Start of DATA SECTION

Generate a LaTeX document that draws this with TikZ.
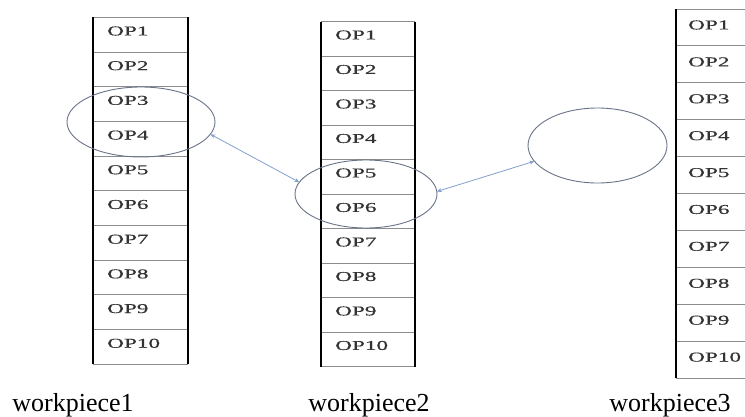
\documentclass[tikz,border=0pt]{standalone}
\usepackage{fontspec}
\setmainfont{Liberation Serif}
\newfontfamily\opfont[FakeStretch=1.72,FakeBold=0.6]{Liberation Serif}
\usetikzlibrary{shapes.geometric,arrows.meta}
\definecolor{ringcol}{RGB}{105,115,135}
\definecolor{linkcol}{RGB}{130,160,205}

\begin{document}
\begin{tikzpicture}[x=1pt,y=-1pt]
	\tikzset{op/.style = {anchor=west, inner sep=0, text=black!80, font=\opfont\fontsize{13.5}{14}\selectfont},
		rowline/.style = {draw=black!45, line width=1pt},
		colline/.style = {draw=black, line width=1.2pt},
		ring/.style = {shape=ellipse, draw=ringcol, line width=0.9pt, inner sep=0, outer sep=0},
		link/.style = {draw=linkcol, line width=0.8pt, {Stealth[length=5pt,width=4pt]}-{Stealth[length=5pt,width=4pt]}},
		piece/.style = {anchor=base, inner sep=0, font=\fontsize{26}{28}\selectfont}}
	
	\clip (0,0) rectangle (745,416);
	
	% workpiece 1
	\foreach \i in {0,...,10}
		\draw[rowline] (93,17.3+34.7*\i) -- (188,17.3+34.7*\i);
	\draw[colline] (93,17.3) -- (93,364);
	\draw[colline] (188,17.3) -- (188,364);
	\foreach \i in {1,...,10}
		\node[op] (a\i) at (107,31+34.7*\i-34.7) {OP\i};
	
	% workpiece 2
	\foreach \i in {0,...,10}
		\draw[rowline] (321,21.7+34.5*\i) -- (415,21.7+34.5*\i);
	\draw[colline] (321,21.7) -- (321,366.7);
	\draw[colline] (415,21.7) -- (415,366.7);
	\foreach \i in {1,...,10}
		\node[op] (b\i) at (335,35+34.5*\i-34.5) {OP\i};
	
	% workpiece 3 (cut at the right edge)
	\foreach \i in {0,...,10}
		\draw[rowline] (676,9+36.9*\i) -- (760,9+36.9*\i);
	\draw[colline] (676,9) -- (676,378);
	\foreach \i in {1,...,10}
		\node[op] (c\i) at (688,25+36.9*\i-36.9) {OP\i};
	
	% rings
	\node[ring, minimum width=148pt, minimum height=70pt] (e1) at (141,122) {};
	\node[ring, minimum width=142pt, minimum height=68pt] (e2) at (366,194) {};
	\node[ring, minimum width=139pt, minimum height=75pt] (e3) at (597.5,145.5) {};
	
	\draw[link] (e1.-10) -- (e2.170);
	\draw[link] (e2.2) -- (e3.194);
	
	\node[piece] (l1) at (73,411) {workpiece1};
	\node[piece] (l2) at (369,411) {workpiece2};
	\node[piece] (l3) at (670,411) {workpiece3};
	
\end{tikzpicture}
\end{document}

End of DATA SECTION

Please write out all of the material above without changing a word, and omit any pictures.

Generate a LaTeX document that draws this with TikZ.
\documentclass[tikz,border=0pt]{standalone}
\usepackage{fontspec}
\setmainfont{Liberation Serif}
\newfontfamily\opfont[FakeStretch=1.72,FakeBold=0.6]{Liberation Serif}
\usetikzlibrary{shapes.geometric,arrows.meta}
\definecolor{ringcol}{RGB}{105,115,135}
\definecolor{linkcol}{RGB}{130,160,205}

\begin{document}
\begin{tikzpicture}[x=1pt,y=-1pt]
	\tikzset{op/.style = {anchor=west, inner sep=0, text=black!80, font=\opfont\fontsize{13.5}{14}\selectfont},
		rowline/.style = {draw=black!45, line width=1pt},
		colline/.style = {draw=black, line width=1.2pt},
		ring/.style = {shape=ellipse, draw=ringcol, line width=0.9pt, inner sep=0, outer sep=0},
		link/.style = {draw=linkcol, line width=0.8pt, {Stealth[length=5pt,width=4pt]}-{Stealth[length=5pt,width=4pt]}},
		piece/.style = {anchor=base, inner sep=0, font=\fontsize{26}{28}\selectfont}}
	
	\clip (0,0) rectangle (745,416);
	
	% workpiece 1
	\foreach \i in {0,...,10}
		\draw[rowline] (93,17.3+34.7*\i) -- (188,17.3+34.7*\i);
	\draw[colline] (93,17.3) -- (93,364);
	\draw[colline] (188,17.3) -- (188,364);
	\foreach \i in {1,...,10}
		\node[op] (a\i) at (107,31+34.7*\i-34.7) {OP\i};
	
	% workpiece 2
	\foreach \i in {0,...,10}
		\draw[rowline] (321,21.7+34.5*\i) -- (415,21.7+34.5*\i);
	\draw[colline] (321,21.7) -- (321,366.7);
	\draw[colline] (415,21.7) -- (415,366.7);
	\foreach \i in {1,...,10}
		\node[op] (b\i) at (335,35+34.5*\i-34.5) {OP\i};
	
	% workpiece 3 (cut at the right edge)
	\foreach \i in {0,...,10}
		\draw[rowline] (676,9+36.9*\i) -- (760,9+36.9*\i);
	\draw[colline] (676,9) -- (676,378);
	\foreach \i in {1,...,10}
		\node[op] (c\i) at (688,25+36.9*\i-36.9) {OP\i};
	
	% rings
	\node[ring, minimum width=148pt, minimum height=70pt] (e1) at (141,122) {};
	\node[ring, minimum width=142pt, minimum height=68pt] (e2) at (366,194) {};
	\node[ring, minimum width=139pt, minimum height=75pt] (e3) at (597.5,145.5) {};
	
	\draw[link] (e1.-10) -- (e2.170);
	\draw[link] (e2.2) -- (e3.194);
	
	\node[piece] (l1) at (73,411) {workpiece1};
	\node[piece] (l2) at (369,411) {workpiece2};
	\node[piece] (l3) at (670,411) {workpiece3};
	
\end{tikzpicture}
\end{document}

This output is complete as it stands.